**Instructions to follow**
Repeat each record exactly. Any picture gets left out.

-- begin Recorded data --

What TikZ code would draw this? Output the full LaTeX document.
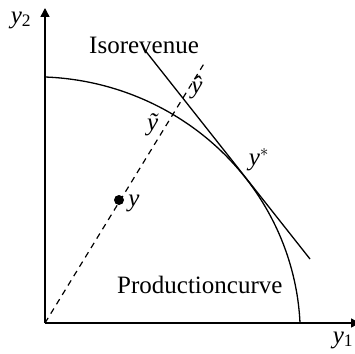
\documentclass[tikz,border=0pt]{standalone}
\usepackage{fontspec}
\setmainfont{Liberation Serif}
\usetikzlibrary{arrows.meta}
\tikzset{
  axis/.style={line width=1.4pt, -{Triangle[length=9pt,width=9pt]}},
  curve/.style={line width=1.3pt},
  dashline/.style={line width=1.2pt, dash pattern=on 6pt off 5pt},
  lbl/.style={font=\fontsize{25}{30}\selectfont, inner sep=0pt},
  dotstyle/.style={circle, fill=black, inner sep=0pt, minimum size=10pt}
}
\begin{document}
\begin{tikzpicture}[x=1pt,y=-1pt]
\useasboundingbox (0,0) rectangle (355,353);
\clip (0,0) rectangle (355,353);
\coordinate (O) at (45,323);
\coordinate (ytop) at (45,8);
\coordinate (xend) at (360,323);
\coordinate (isoA) at (144,49);
\coordinate (isoB) at (310,259);
\coordinate (dtop) at (205,62);
\draw[axis] (O) -- (ytop);
\draw[axis] (O) -- (xend);
% production curve (ellipse arc)
\draw[curve] plot[domain=87.84:2.66, samples=80, smooth] ({35+265.3*cos(\x)}, {335-258.2*sin(\x)});
% isorevenue line
\draw[curve] (isoA) -- (isoB);
% ray from origin
\draw[dashline] (O) -- (dtop);
\node[dotstyle] (ydot) at (119,200) {};
\node[lbl] (ylab) at (134,203) {\textit{y}};
\node[lbl] (ytil) at (153,125) {\textit{ỹ}};
\node[lbl] (yhat) at (197,88) {\textit{ŷ}};
\node[lbl] (ystar) at (259,160) {\textit{y}$^{*}$};
\node[lbl, anchor=base west] (iso) at (89,53) {Isorevenue};
\node[lbl, anchor=base west] (prod) at (117,293) {Productioncurve};
\node[lbl] (y2) at (21,20) {\textit{y}\textsubscript{2}};
\node[lbl] (y1) at (343,340) {\textit{y}\textsubscript{1}};
\end{tikzpicture}
\end{document}
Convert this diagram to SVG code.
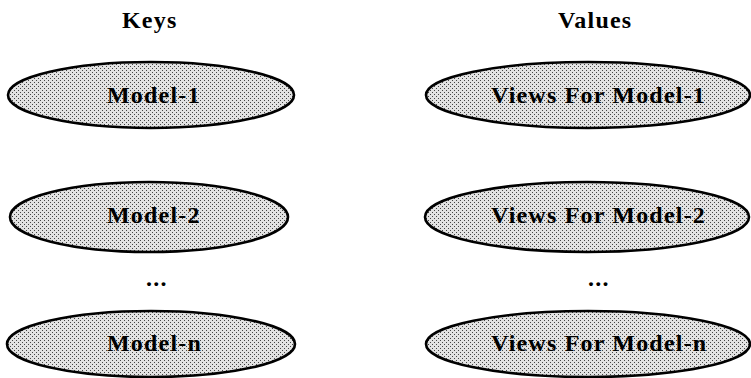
<svg xmlns="http://www.w3.org/2000/svg" width="751" height="378" viewBox="0 0 751 378">
<defs>
<pattern id="dots" width="4" height="4" patternUnits="userSpaceOnUse">
<rect width="4" height="4" fill="#e2e2e2"/>
<rect x="0" y="0" width="1" height="1" fill="#444"/>
<rect x="2" y="2" width="1" height="1" fill="#444"/>
</pattern>
</defs>
<style>
.node ellipse{fill:url(#dots);stroke:#000;stroke-width:2.6}
text{font-family:"Liberation Serif","Times New Roman",serif;font-weight:bold;font-size:24px;fill:#000;letter-spacing:1.2px}
</style>
<rect width="751" height="378" fill="#fff"/>
<g id="headers">
<text x="122" y="28">Keys</text>
<text x="558" y="28">Values</text>
</g>
<g id="connectors"></g>
<g id="key1" class="node"><ellipse cx="151" cy="95" rx="143" ry="33"/><text x="107" y="103">Model-1</text></g>
<g id="key2" class="node"><ellipse cx="149" cy="217" rx="139" ry="35"/><text x="107" y="223">Model-2</text></g>
<g id="keyn" class="node"><ellipse cx="151" cy="344" rx="144" ry="33"/><text x="107" y="351">Model-n</text></g>
<g id="val1" class="node"><ellipse cx="588" cy="95" rx="162" ry="33"/><text x="491" y="103">Views For Model-1</text></g>
<g id="val2" class="node"><ellipse cx="587" cy="217" rx="162" ry="35"/><text x="491" y="223">Views For Model-2</text></g>
<g id="valn" class="node"><ellipse cx="588" cy="344" rx="162" ry="33"/><text x="491" y="351">Views For Model-n</text></g>
<g id="ellipsis">
<text x="146" y="286" letter-spacing="0" font-size="22">...</text>
<text x="588" y="286" letter-spacing="0" font-size="22">...</text>
</g>
</svg>
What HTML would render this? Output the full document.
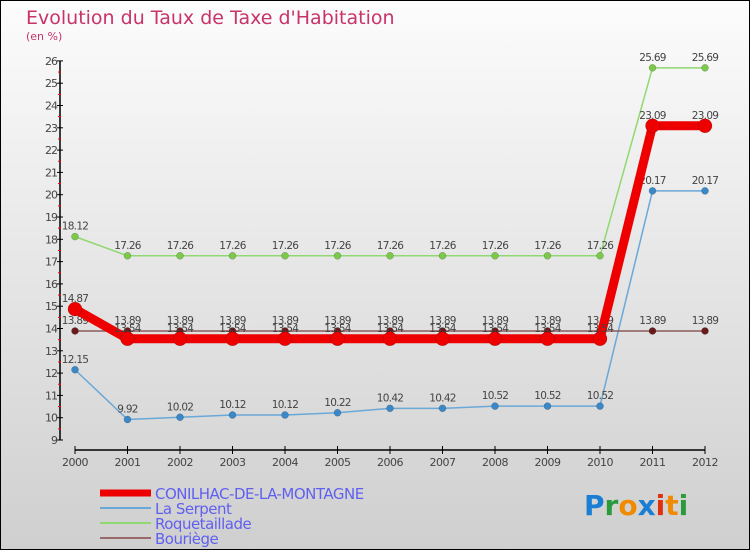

-- end Recorded data --

**Task solution**
What TikZ code would draw this? Output the full LaTeX document.
\documentclass[tikz,border=0pt]{standalone}
\usepackage{fontspec}
\setmainfont{Liberation Serif}
\usetikzlibrary{arrows.meta}
\tikzset{
  axis/.style={line width=1.4pt, -{Triangle[length=9pt,width=9pt]}},
  curve/.style={line width=1.3pt},
  dashline/.style={line width=1.2pt, dash pattern=on 6pt off 5pt},
  lbl/.style={font=\fontsize{25}{30}\selectfont, inner sep=0pt},
  dotstyle/.style={circle, fill=black, inner sep=0pt, minimum size=10pt}
}
\begin{document}
\begin{tikzpicture}[x=1pt,y=-1pt]
\useasboundingbox (0,0) rectangle (355,353);
\clip (0,0) rectangle (355,353);
\coordinate (O) at (45,323);
\coordinate (ytop) at (45,8);
\coordinate (xend) at (360,323);
\coordinate (isoA) at (144,49);
\coordinate (isoB) at (310,259);
\coordinate (dtop) at (205,62);
\draw[axis] (O) -- (ytop);
\draw[axis] (O) -- (xend);
% production curve (ellipse arc)
\draw[curve] plot[domain=87.84:2.66, samples=80, smooth] ({35+265.3*cos(\x)}, {335-258.2*sin(\x)});
% isorevenue line
\draw[curve] (isoA) -- (isoB);
% ray from origin
\draw[dashline] (O) -- (dtop);
\node[dotstyle] (ydot) at (119,200) {};
\node[lbl] (ylab) at (134,203) {\textit{y}};
\node[lbl] (ytil) at (153,125) {\textit{ỹ}};
\node[lbl] (yhat) at (197,88) {\textit{ŷ}};
\node[lbl] (ystar) at (259,160) {\textit{y}$^{*}$};
\node[lbl, anchor=base west] (iso) at (89,53) {Isorevenue};
\node[lbl, anchor=base west] (prod) at (117,293) {Productioncurve};
\node[lbl] (y2) at (21,20) {\textit{y}\textsubscript{2}};
\node[lbl] (y1) at (343,340) {\textit{y}\textsubscript{1}};
\end{tikzpicture}
\end{document}
Convert this diagram to SVG code.
<svg xmlns="http://www.w3.org/2000/svg" width="751" height="378" viewBox="0 0 751 378">
<defs>
<pattern id="dots" width="4" height="4" patternUnits="userSpaceOnUse">
<rect width="4" height="4" fill="#e2e2e2"/>
<rect x="0" y="0" width="1" height="1" fill="#444"/>
<rect x="2" y="2" width="1" height="1" fill="#444"/>
</pattern>
</defs>
<style>
.node ellipse{fill:url(#dots);stroke:#000;stroke-width:2.6}
text{font-family:"Liberation Serif","Times New Roman",serif;font-weight:bold;font-size:24px;fill:#000;letter-spacing:1.2px}
</style>
<rect width="751" height="378" fill="#fff"/>
<g id="headers">
<text x="122" y="28">Keys</text>
<text x="558" y="28">Values</text>
</g>
<g id="connectors"></g>
<g id="key1" class="node"><ellipse cx="151" cy="95" rx="143" ry="33"/><text x="107" y="103">Model-1</text></g>
<g id="key2" class="node"><ellipse cx="149" cy="217" rx="139" ry="35"/><text x="107" y="223">Model-2</text></g>
<g id="keyn" class="node"><ellipse cx="151" cy="344" rx="144" ry="33"/><text x="107" y="351">Model-n</text></g>
<g id="val1" class="node"><ellipse cx="588" cy="95" rx="162" ry="33"/><text x="491" y="103">Views For Model-1</text></g>
<g id="val2" class="node"><ellipse cx="587" cy="217" rx="162" ry="35"/><text x="491" y="223">Views For Model-2</text></g>
<g id="valn" class="node"><ellipse cx="588" cy="344" rx="162" ry="33"/><text x="491" y="351">Views For Model-n</text></g>
<g id="ellipsis">
<text x="146" y="286" letter-spacing="0" font-size="22">...</text>
<text x="588" y="286" letter-spacing="0" font-size="22">...</text>
</g>
</svg>
What HTML would render this? Output the full document.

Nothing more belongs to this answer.